§ Listing:

* start *

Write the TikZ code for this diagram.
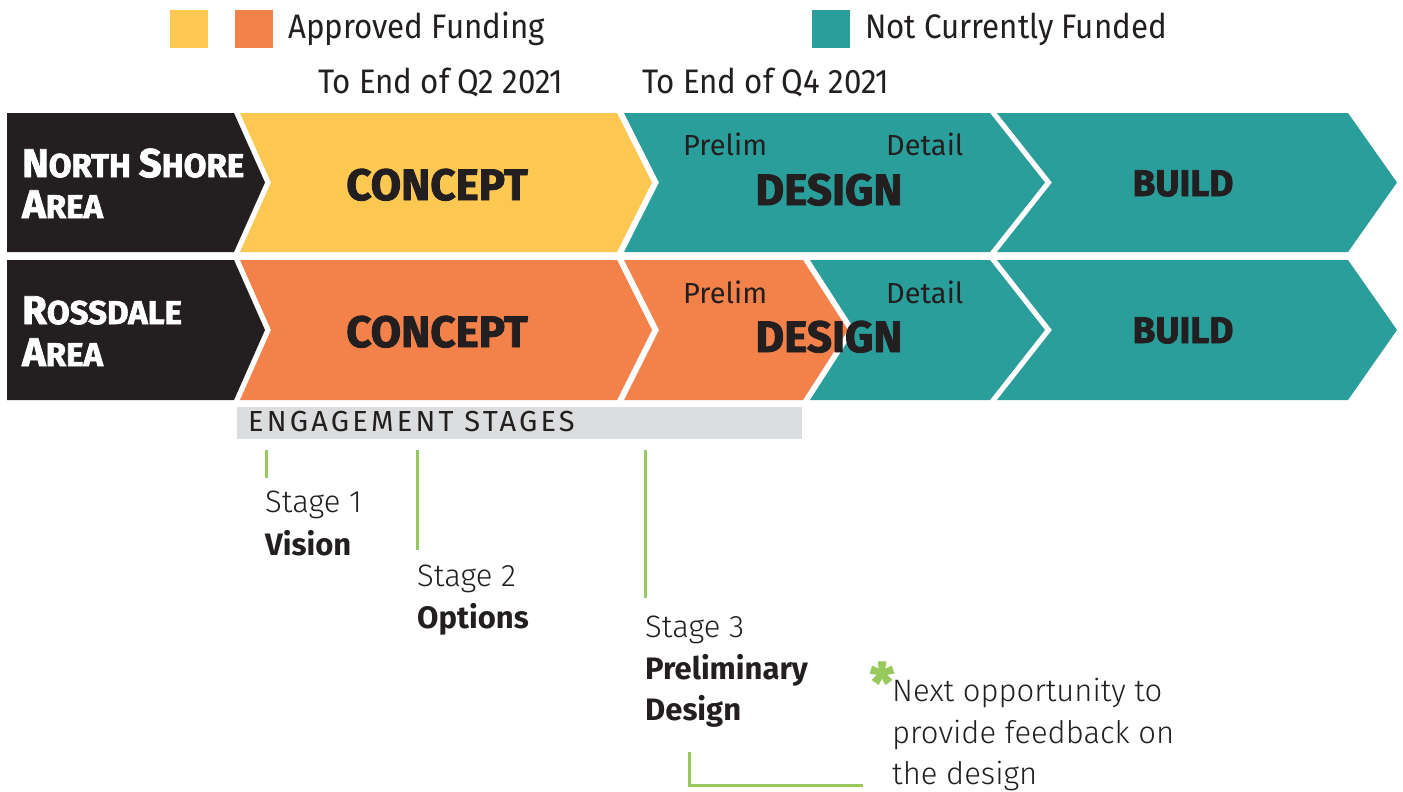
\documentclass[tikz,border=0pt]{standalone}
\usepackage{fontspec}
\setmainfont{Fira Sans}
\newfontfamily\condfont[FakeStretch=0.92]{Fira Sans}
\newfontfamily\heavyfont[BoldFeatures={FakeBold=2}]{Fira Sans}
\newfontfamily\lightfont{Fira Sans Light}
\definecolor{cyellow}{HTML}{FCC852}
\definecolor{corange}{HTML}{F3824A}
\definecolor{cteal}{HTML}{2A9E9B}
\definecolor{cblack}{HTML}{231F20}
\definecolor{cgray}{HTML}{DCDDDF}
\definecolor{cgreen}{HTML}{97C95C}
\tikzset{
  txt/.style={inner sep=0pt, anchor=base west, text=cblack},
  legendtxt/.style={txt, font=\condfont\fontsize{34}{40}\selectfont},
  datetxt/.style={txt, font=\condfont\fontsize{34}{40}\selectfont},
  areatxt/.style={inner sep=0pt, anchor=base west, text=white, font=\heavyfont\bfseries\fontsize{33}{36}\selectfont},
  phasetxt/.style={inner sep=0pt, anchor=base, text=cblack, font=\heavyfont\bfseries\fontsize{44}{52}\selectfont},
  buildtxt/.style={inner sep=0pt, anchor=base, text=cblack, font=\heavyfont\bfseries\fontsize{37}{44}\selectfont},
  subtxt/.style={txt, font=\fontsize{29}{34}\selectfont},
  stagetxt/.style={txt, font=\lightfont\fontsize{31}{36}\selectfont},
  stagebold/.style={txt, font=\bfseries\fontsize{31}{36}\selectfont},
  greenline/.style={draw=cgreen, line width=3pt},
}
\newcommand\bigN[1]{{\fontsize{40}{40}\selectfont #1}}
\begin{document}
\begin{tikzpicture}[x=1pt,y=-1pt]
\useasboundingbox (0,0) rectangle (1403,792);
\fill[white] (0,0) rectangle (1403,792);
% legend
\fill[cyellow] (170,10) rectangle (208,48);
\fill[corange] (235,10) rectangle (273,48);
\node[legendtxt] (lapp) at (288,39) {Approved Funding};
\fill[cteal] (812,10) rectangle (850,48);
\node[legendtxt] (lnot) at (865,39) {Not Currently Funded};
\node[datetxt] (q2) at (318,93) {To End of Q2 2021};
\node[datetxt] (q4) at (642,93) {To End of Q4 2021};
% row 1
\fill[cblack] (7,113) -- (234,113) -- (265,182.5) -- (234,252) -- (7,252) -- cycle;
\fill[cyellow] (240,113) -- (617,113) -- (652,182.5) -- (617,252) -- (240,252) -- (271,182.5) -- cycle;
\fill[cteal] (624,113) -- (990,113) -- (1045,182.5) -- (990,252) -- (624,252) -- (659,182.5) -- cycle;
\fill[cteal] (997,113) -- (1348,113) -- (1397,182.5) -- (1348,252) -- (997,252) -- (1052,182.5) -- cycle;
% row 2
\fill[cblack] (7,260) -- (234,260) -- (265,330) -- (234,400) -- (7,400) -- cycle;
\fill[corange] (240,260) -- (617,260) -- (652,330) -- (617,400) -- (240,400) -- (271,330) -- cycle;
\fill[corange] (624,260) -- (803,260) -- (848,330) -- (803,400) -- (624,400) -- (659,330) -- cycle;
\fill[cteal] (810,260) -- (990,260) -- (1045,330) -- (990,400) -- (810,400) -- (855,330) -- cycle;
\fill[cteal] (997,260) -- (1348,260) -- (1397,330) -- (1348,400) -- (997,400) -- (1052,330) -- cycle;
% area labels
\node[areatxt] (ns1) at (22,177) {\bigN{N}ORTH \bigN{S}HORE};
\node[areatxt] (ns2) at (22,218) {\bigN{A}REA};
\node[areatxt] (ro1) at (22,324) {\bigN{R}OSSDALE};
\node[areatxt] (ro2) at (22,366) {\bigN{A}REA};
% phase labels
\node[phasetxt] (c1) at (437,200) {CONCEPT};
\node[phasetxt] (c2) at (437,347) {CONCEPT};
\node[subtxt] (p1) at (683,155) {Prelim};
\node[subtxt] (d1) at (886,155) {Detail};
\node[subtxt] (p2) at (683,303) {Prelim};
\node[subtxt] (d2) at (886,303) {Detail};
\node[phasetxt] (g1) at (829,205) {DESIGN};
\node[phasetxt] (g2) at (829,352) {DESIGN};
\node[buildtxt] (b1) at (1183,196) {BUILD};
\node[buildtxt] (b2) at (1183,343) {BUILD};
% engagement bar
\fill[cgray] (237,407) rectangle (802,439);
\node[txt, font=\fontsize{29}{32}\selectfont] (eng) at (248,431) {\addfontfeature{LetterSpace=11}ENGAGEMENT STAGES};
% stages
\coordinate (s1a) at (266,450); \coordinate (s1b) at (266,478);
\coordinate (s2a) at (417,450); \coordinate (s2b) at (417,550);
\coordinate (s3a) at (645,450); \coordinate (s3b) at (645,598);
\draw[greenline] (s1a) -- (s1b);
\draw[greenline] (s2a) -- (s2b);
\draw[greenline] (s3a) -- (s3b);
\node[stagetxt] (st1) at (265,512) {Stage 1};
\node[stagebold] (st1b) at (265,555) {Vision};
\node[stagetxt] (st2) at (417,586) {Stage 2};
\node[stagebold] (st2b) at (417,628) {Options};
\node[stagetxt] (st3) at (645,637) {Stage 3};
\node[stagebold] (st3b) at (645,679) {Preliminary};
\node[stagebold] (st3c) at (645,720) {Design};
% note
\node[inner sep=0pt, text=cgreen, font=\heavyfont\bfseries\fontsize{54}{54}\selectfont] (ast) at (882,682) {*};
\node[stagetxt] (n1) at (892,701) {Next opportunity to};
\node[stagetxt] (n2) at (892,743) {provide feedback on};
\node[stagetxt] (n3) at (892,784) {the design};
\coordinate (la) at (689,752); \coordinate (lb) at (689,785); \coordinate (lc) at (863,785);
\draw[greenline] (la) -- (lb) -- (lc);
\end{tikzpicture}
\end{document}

* end *
* start *

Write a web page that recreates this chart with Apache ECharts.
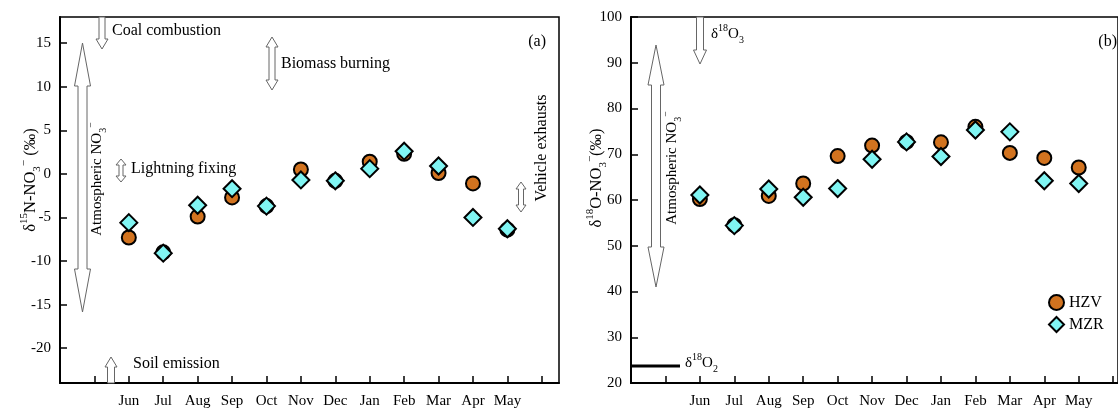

* end *

§ What the exercise asks: Select, from the listing, all lines that include the word "this".

§ Output of the task:
Write the TikZ code for this diagram.
Write a web page that recreates this chart with Apache ECharts.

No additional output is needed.